● **BRIEF**
Output the material below unchanged, apart from leaving out the pictures.

● **DATASET CONTENT**
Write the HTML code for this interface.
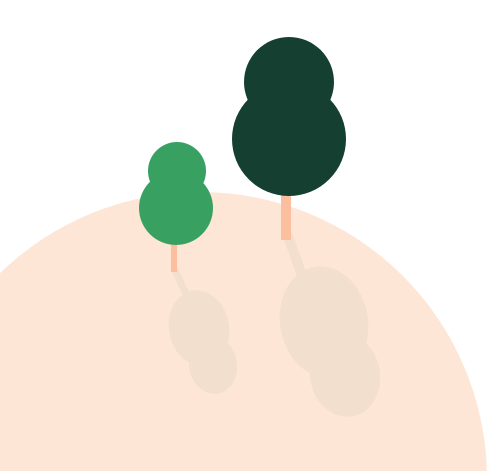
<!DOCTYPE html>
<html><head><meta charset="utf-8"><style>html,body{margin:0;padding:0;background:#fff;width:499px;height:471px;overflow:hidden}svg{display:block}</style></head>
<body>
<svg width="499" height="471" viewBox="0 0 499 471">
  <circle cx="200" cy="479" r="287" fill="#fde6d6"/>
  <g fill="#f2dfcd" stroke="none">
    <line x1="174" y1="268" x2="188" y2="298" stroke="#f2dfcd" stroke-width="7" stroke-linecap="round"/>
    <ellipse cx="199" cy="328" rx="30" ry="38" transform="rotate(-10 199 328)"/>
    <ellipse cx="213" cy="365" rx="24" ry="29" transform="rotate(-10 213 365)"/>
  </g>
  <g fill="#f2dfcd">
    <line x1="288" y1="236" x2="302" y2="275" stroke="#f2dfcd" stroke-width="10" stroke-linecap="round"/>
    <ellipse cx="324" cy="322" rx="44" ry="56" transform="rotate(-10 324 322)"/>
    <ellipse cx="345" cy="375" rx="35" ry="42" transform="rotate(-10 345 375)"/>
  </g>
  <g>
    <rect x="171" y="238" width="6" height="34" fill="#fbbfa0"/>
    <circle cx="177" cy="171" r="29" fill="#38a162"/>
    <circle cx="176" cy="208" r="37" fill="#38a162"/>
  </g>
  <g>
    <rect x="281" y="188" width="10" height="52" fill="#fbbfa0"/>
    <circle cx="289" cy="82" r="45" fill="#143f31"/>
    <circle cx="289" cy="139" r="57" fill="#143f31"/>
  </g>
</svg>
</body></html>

● **TASK SOLUTION**
Write the HTML code for this interface.
<!DOCTYPE html>
<html><head><meta charset="utf-8"><style>html,body{margin:0;padding:0;background:#fff;width:499px;height:471px;overflow:hidden}svg{display:block}</style></head>
<body>
<svg width="499" height="471" viewBox="0 0 499 471">
  <circle cx="200" cy="479" r="287" fill="#fde6d6"/>
  <g fill="#f2dfcd" stroke="none">
    <line x1="174" y1="268" x2="188" y2="298" stroke="#f2dfcd" stroke-width="7" stroke-linecap="round"/>
    <ellipse cx="199" cy="328" rx="30" ry="38" transform="rotate(-10 199 328)"/>
    <ellipse cx="213" cy="365" rx="24" ry="29" transform="rotate(-10 213 365)"/>
  </g>
  <g fill="#f2dfcd">
    <line x1="288" y1="236" x2="302" y2="275" stroke="#f2dfcd" stroke-width="10" stroke-linecap="round"/>
    <ellipse cx="324" cy="322" rx="44" ry="56" transform="rotate(-10 324 322)"/>
    <ellipse cx="345" cy="375" rx="35" ry="42" transform="rotate(-10 345 375)"/>
  </g>
  <g>
    <rect x="171" y="238" width="6" height="34" fill="#fbbfa0"/>
    <circle cx="177" cy="171" r="29" fill="#38a162"/>
    <circle cx="176" cy="208" r="37" fill="#38a162"/>
  </g>
  <g>
    <rect x="281" y="188" width="10" height="52" fill="#fbbfa0"/>
    <circle cx="289" cy="82" r="45" fill="#143f31"/>
    <circle cx="289" cy="139" r="57" fill="#143f31"/>
  </g>
</svg>
</body></html>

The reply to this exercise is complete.